このあと、このあたりで一番高い山=愛宕山(標高73.6メートル)の頂上付近にある展望台に行った。そこから見た屏風ヶ浦も良い景色だった。

途中、浜に降りて歩いて見た。地元の人が犬の散歩に来たらしい。競馬で言えば、重馬場のダートコースである。

海岸には、こうした白い石もたくさんあった。

これはなんの石だろう?なーんてことが気になるのは、ブラタモリの見過ぎである(タモリさんなら、たちどころにこの石の正体を言い当てるのだろう)。

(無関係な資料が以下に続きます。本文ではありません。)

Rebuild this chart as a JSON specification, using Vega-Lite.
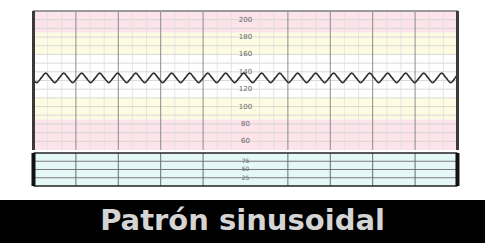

銚子は、醤油の生産が盛んである。デビューしたての沢口靖子がヒロインを務めた朝ドラ=澪つくしも、銚子の醬油屋の物語だった。当時の沢口靖子は、演技はどうであってもとにかく可愛い、という評判であった。醤油会社のこの地における権勢(?)は、銚子電鉄のベンチにも見ることができる。醤油会社のタンクだとか他にもっとそれらしい写真を撮ったのに、あえてこういう写真をアップするところが、私が人に理解されないところであり、かつ、私の私である所以である。

「絶対あきらめない」が合い言葉の銚子鉄道のこの日の車内アナウンスの主はきゃりーぱみゅぱみゅ(だと名乗っていた)。その関係だろうか、車内がおおいに華やかであった。

というわけで、愛宕山登山も含め、この日歩いたのは2時間半。実は、行きの電車内では不調だった。歩いていて倒れたらどうしよう?と思った。だが、歩いているうちにやたらに元気になってきて、最近「歌を忘れたカナリア」であった私が歌なども口走った……じゃなくて、口ずさんでしまった(日本語は正しく使いましょう)。おおっ、歌もまだまだいけそうである(だが、カウンターテナーだから、向いているのはやはり古楽である)。声だけではない。銚子の地に降り立ったとたんに、足どりもびっくりするくらい軽やか。おととい、家の中で、バスクラのケースにつまづいて転倒してべそをかいたのがウソのよう(ウソはべそをかいたこと。だが、大いに情けなかったのは事実)。帰りなどは、電車に間に合うようにと、愛宕山のてっぺんから駅まで15分走り続けた。半世紀前、飛ぶように走っていたことを考えれば、まるで体に重りでもついているよう。それでも15分間走り通せたのはたいしたものである。こうしてすっかり元気になった。ドイツ語でいう「heilen」(快癒する)とはこのこと。それもこれも、自然に触れたおかげである。やはり、定期的に自然に触れなければ。きっと、血圧はだだ下がりしているに違いない……と思って、帰宅直後、奮発して新調した血圧計で測ってみたが、こちらは期待はずれ。